= Vytautas Astrauskas =

Vytautas Astrauskas (30 September 1930 – 7 August 2017) was a communist politician in the Lithuanian SSR. Among his many public offices, he served in the Supreme Soviet of the Lithuanian SSR (the parliament) where from December 1987 to January 1990 he was chairman of the Presidium.

Astrauskas was born in Šiauliai. From 1952 to 1953 he worked for the Communist Party of Lithuania out of their Šiauliai offices. In 1960 he graduated from the Vilnius Higher Party School of the Communist Party. From 1960 to 1966 he worked in the municipal government of Šeduva.

In February 1980 he was first elected to the Supreme Soviet of the Lithuanian SSR. Beginning in 1981 he served as the Lithuanian CP secretary for agriculture. During 1988 and 1989 he was also a deputy in the Supreme Soviet of the Soviet Union.

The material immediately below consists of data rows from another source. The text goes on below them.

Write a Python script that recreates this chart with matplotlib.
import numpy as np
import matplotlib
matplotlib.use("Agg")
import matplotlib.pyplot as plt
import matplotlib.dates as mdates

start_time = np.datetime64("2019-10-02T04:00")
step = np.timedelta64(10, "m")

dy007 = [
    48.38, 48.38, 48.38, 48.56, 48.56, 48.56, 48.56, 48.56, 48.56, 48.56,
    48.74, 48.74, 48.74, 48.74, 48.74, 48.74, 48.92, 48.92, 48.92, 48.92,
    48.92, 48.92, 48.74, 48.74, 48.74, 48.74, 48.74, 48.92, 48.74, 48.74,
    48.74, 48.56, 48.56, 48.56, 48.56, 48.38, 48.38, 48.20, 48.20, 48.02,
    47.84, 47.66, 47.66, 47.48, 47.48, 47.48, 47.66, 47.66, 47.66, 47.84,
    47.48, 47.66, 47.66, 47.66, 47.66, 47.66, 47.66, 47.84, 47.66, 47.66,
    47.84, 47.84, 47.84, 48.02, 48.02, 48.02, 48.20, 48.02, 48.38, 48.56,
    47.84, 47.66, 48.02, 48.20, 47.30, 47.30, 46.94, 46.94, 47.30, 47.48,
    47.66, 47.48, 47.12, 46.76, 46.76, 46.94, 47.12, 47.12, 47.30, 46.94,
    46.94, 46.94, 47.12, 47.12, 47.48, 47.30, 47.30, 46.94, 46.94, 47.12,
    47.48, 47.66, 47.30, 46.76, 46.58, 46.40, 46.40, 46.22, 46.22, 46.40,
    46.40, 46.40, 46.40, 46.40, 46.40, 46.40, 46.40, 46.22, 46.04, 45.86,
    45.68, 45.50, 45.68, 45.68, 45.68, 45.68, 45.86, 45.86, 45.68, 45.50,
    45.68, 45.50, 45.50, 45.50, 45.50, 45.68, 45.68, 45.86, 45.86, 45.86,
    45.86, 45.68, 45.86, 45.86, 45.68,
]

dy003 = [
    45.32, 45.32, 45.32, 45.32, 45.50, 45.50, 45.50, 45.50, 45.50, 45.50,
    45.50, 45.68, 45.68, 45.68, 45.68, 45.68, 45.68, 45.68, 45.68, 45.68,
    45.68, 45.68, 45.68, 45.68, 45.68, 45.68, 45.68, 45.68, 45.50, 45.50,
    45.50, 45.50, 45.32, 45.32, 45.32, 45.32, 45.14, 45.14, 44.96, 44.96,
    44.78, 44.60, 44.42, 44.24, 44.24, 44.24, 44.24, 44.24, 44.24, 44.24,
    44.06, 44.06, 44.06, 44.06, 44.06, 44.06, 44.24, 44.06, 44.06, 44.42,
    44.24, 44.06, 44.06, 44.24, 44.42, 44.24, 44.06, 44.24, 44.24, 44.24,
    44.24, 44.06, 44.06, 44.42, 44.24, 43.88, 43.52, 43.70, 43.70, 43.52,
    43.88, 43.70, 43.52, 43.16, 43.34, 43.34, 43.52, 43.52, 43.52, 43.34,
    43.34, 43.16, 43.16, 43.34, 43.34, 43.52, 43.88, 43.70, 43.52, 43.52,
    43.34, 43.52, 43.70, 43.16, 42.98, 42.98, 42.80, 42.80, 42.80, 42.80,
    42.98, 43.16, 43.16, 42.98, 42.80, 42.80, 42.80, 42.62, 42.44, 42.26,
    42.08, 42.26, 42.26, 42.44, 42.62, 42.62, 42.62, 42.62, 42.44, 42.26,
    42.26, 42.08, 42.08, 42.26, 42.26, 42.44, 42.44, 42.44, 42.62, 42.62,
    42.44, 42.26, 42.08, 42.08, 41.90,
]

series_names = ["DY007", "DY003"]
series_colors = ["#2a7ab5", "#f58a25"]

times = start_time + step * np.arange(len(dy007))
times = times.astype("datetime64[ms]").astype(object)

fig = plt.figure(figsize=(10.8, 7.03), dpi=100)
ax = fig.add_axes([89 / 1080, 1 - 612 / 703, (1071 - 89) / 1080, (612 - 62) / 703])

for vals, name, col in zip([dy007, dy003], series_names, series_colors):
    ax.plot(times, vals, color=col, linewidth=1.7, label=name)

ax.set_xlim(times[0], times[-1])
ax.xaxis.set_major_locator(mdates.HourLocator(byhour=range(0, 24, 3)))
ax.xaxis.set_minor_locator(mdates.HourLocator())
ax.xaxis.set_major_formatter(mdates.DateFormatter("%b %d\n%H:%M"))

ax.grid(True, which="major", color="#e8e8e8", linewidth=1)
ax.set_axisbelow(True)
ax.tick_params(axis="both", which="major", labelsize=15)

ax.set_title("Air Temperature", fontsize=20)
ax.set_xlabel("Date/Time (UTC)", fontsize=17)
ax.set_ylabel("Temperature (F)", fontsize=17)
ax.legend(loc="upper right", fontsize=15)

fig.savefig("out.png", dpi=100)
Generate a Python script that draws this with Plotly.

On 15 January 1990, Astrauskas resigned his position as chairman of the Lithuanian Presidium citing health reasons. He was replaced the same day by Algirdas Brazauskas.

He died on 7 August 2017 in Vilnius and was buried in Antakalnis Cemetery.

==Sources==
- Tininis, Vytautas (2002). "Vytautas Astrauskas"
- Astrauskas, Vytautas (2006). "Rėminti Laike: Prisiminimai ir Pamąstymai" (autobiographical)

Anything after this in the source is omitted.